I’m glad that’s clear. Then we have to delve into FTM, which seems to refer to the same thing but is a bit more elusive as to its shade of meaning, as I discover on the internet. It’s short I guess for Female-to-Male; at least we don’t have to bobble lots of new gender syllables around in our mouth: we can just abbreviate it all with FTM.
From the above, we can extrapolate what the Transgender Female/Transwoman/MTF refers to. At this point we can feel good that we are starting to understand this new world of gender identity.
We’re getting someplace!
Going down the list, though, we hit a snag. There is the most interesting category of Non-binary gender with a please specify after it. Ok, I’ve been able to conceptually follow our new gender categories up to this point but am suddenly thrown; what in God’s good Earth is a Non-binary gender? My mind races: perhaps this category is in preparation for an alien invasion, so when the spaceship door lowers to the Earth and the aliens hobble down like ET, we suddenly realize that they are a Non-binary gender race. That’s what I’m thinking.

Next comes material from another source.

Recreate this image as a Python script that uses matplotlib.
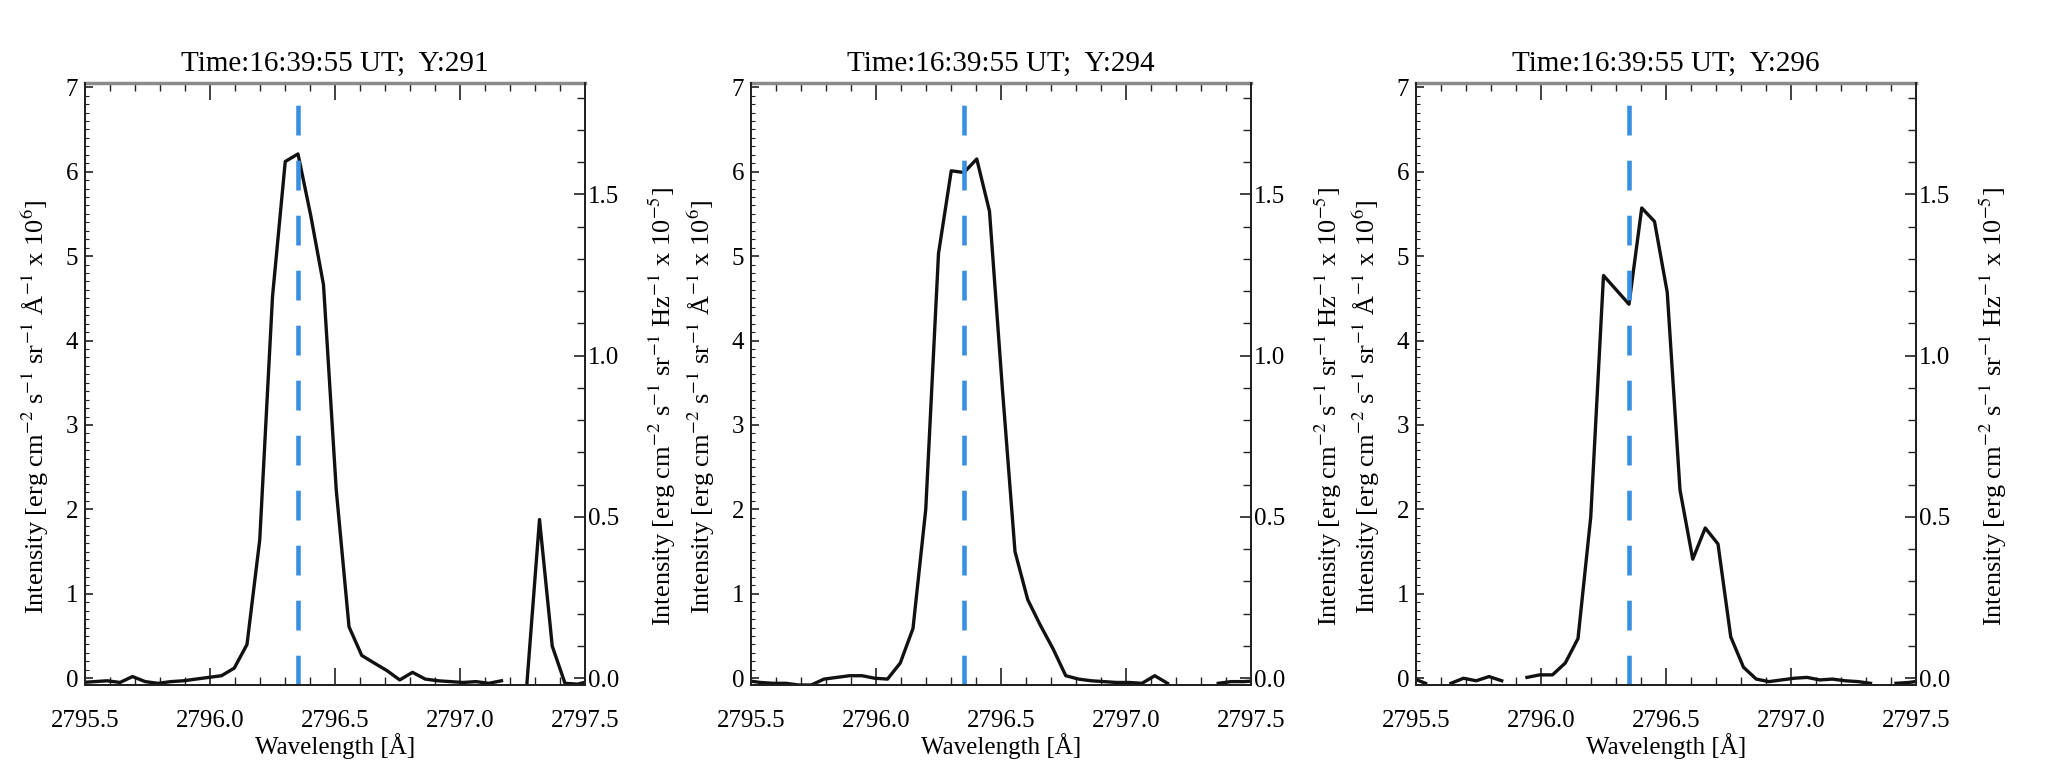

I’m wrong, as I find out when I ask my teenagers. One knows and explains it to me, but these esoteric concepts are beyond my little 1960s-reared brain, and I have to once again consult Google. You may not know what Non-binary gender is, so in this little blog I’m here to enlighten you. It is:
Genderqueer (GQ), also termed non-binary (NB), is a catch-all category for genderidentities that are not exclusively masculine or feminine—identities which are thus outside of the gender binary and cisnormativity. … having no gender (being agender, nongendered, genderless, genderfree or neutrois);
If I drank, it would be time for something hard.
You see, I am trying to understand it. Ok, so now we seem to have genders that are not male or female. Neither. My mind is spinning, and I’m thinking of asking a really stupid question: if it’s not male or female or some permutation of that, then what could it possibly be? I mean, if I surgically have my right arm cut off and re-attached to my butt, can I then claim to be a new gender – one that is wholly unrelated to the traditional and boring Male and Female categories? Or is my mind too small, my outlook to pedestrian, to truly understand this brave, new world?
So many questions. So little understanding. Such is the existence of an old fuddy-duddy.
You would think we would be done, but no: we have another category, and this is perhaps the best:
Additional category (please specify):
As I said, I grew up in the 1960s and was a teen in the 1970s, and we monolithically checked off Male or Female, completely oblivious to the gender possibilities that could be had, if only we expanded our mind and thought outside the box – the “box” being our square thoughts about the traditional categories of gender.
So, using the powers of deduction, I figure that not only can we change our gender or have no gender at all, but we can apparently make up a new genders! Gender can be an art form, where the very creative ones among us can express the meaning of life by manipulating their own biology into a new and (hopefully) beautiful form of gender art, never before seen.
Wow and wow again!
In conclusion, we have to admit that biology is cruel; it’s a prison to which we are born. Pity the billions of people through all the ages who had to live as they were born, who could never let loose and just be creative with what they wanted to be and then actually become that new being. But now we can, thanks to the progressive thinking of our age!
Alas, we are boring in our household, and we checked Male for our male son (born male, still male) who is going to attend a SUNY college. And as to myself, I will check the same on all the forms related to me. Male. I guess that’s what I am, as boring as that can be, but I’m ok with it. It never occurred to me to think otherwise, and I can’t imagine why I would.